### Required work:
Retype each line exactly. Skip images.

### Data segment:
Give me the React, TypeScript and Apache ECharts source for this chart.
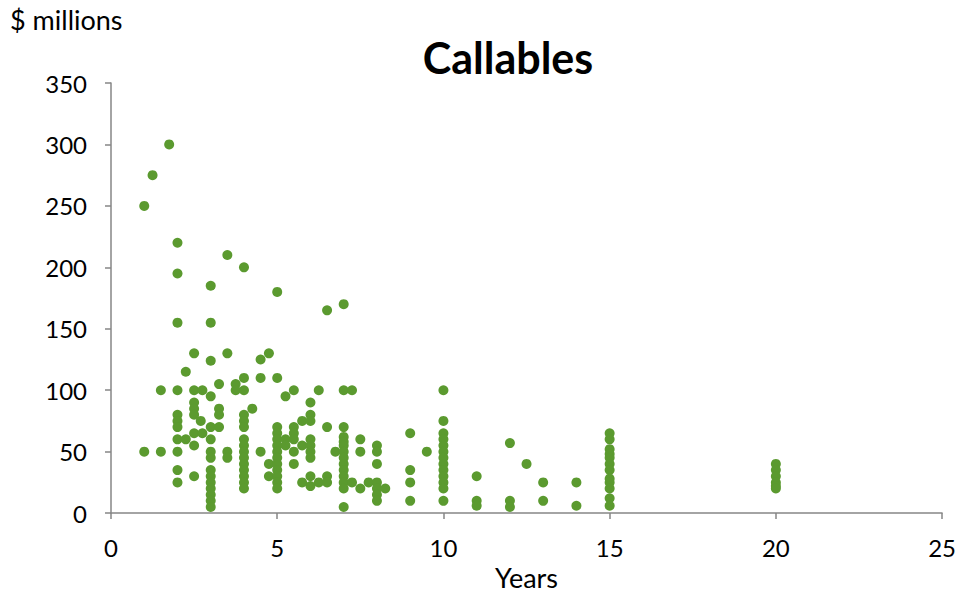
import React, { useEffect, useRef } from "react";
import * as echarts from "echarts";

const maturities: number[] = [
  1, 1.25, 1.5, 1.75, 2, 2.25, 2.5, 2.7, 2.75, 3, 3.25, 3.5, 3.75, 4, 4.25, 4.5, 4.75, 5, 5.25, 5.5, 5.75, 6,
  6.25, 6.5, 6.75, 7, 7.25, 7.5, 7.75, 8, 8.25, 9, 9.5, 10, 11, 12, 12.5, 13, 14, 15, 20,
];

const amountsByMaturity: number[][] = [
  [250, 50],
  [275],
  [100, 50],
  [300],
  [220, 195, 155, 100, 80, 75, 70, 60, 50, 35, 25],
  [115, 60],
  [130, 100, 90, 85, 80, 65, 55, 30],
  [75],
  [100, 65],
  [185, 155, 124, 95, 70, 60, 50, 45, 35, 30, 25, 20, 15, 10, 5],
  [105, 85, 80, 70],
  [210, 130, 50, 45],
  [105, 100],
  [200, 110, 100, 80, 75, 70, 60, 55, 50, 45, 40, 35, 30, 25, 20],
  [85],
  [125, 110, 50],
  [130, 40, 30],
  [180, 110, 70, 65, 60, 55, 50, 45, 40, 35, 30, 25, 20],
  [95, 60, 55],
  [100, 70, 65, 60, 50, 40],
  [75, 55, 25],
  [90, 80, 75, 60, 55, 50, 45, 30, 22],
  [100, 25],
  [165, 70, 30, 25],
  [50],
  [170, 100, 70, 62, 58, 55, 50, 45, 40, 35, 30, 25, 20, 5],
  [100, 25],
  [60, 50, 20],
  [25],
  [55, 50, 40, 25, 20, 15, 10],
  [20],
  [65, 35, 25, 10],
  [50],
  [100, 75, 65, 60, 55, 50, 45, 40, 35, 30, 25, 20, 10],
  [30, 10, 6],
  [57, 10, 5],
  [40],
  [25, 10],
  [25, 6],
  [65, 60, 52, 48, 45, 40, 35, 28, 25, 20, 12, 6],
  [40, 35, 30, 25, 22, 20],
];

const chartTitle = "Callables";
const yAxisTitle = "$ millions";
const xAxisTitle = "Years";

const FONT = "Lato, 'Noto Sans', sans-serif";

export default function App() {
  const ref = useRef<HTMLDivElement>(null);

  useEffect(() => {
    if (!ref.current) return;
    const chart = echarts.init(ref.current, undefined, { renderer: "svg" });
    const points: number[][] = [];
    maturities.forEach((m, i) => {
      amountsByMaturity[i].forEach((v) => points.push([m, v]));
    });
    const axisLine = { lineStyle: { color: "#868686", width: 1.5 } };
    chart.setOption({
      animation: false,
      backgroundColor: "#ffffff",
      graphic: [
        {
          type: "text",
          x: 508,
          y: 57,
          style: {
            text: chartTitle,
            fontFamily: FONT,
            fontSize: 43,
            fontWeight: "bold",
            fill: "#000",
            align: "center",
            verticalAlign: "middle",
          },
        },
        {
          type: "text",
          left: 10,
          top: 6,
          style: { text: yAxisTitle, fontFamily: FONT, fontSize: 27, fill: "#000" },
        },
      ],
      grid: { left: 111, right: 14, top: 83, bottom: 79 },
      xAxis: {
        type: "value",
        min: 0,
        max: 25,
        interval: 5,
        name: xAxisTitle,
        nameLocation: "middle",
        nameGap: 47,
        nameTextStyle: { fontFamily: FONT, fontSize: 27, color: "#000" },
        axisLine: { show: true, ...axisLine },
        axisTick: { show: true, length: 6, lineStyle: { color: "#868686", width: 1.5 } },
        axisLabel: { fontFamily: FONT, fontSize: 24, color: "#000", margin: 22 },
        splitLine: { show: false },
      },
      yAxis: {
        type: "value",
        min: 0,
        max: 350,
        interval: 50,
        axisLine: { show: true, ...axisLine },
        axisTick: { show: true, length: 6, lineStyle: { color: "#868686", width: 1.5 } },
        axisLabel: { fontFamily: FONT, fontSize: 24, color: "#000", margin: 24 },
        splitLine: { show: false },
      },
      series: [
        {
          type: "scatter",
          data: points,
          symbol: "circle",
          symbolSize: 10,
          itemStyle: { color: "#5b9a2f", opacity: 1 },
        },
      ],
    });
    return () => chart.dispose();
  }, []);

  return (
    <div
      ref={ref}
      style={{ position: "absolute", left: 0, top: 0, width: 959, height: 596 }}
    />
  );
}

### Exercise solution:
Give me the React, TypeScript and Apache ECharts source for this chart.
import React, { useEffect, useRef } from "react";
import * as echarts from "echarts";

const maturities: number[] = [
  1, 1.25, 1.5, 1.75, 2, 2.25, 2.5, 2.7, 2.75, 3, 3.25, 3.5, 3.75, 4, 4.25, 4.5, 4.75, 5, 5.25, 5.5, 5.75, 6,
  6.25, 6.5, 6.75, 7, 7.25, 7.5, 7.75, 8, 8.25, 9, 9.5, 10, 11, 12, 12.5, 13, 14, 15, 20,
];

const amountsByMaturity: number[][] = [
  [250, 50],
  [275],
  [100, 50],
  [300],
  [220, 195, 155, 100, 80, 75, 70, 60, 50, 35, 25],
  [115, 60],
  [130, 100, 90, 85, 80, 65, 55, 30],
  [75],
  [100, 65],
  [185, 155, 124, 95, 70, 60, 50, 45, 35, 30, 25, 20, 15, 10, 5],
  [105, 85, 80, 70],
  [210, 130, 50, 45],
  [105, 100],
  [200, 110, 100, 80, 75, 70, 60, 55, 50, 45, 40, 35, 30, 25, 20],
  [85],
  [125, 110, 50],
  [130, 40, 30],
  [180, 110, 70, 65, 60, 55, 50, 45, 40, 35, 30, 25, 20],
  [95, 60, 55],
  [100, 70, 65, 60, 50, 40],
  [75, 55, 25],
  [90, 80, 75, 60, 55, 50, 45, 30, 22],
  [100, 25],
  [165, 70, 30, 25],
  [50],
  [170, 100, 70, 62, 58, 55, 50, 45, 40, 35, 30, 25, 20, 5],
  [100, 25],
  [60, 50, 20],
  [25],
  [55, 50, 40, 25, 20, 15, 10],
  [20],
  [65, 35, 25, 10],
  [50],
  [100, 75, 65, 60, 55, 50, 45, 40, 35, 30, 25, 20, 10],
  [30, 10, 6],
  [57, 10, 5],
  [40],
  [25, 10],
  [25, 6],
  [65, 60, 52, 48, 45, 40, 35, 28, 25, 20, 12, 6],
  [40, 35, 30, 25, 22, 20],
];

const chartTitle = "Callables";
const yAxisTitle = "$ millions";
const xAxisTitle = "Years";

const FONT = "Lato, 'Noto Sans', sans-serif";

export default function App() {
  const ref = useRef<HTMLDivElement>(null);

  useEffect(() => {
    if (!ref.current) return;
    const chart = echarts.init(ref.current, undefined, { renderer: "svg" });
    const points: number[][] = [];
    maturities.forEach((m, i) => {
      amountsByMaturity[i].forEach((v) => points.push([m, v]));
    });
    const axisLine = { lineStyle: { color: "#868686", width: 1.5 } };
    chart.setOption({
      animation: false,
      backgroundColor: "#ffffff",
      graphic: [
        {
          type: "text",
          x: 508,
          y: 57,
          style: {
            text: chartTitle,
            fontFamily: FONT,
            fontSize: 43,
            fontWeight: "bold",
            fill: "#000",
            align: "center",
            verticalAlign: "middle",
          },
        },
        {
          type: "text",
          left: 10,
          top: 6,
          style: { text: yAxisTitle, fontFamily: FONT, fontSize: 27, fill: "#000" },
        },
      ],
      grid: { left: 111, right: 14, top: 83, bottom: 79 },
      xAxis: {
        type: "value",
        min: 0,
        max: 25,
        interval: 5,
        name: xAxisTitle,
        nameLocation: "middle",
        nameGap: 47,
        nameTextStyle: { fontFamily: FONT, fontSize: 27, color: "#000" },
        axisLine: { show: true, ...axisLine },
        axisTick: { show: true, length: 6, lineStyle: { color: "#868686", width: 1.5 } },
        axisLabel: { fontFamily: FONT, fontSize: 24, color: "#000", margin: 22 },
        splitLine: { show: false },
      },
      yAxis: {
        type: "value",
        min: 0,
        max: 350,
        interval: 50,
        axisLine: { show: true, ...axisLine },
        axisTick: { show: true, length: 6, lineStyle: { color: "#868686", width: 1.5 } },
        axisLabel: { fontFamily: FONT, fontSize: 24, color: "#000", margin: 24 },
        splitLine: { show: false },
      },
      series: [
        {
          type: "scatter",
          data: points,
          symbol: "circle",
          symbolSize: 10,
          itemStyle: { color: "#5b9a2f", opacity: 1 },
        },
      ],
    });
    return () => chart.dispose();
  }, []);

  return (
    <div
      ref={ref}
      style={{ position: "absolute", left: 0, top: 0, width: 959, height: 596 }}
    />
  );
}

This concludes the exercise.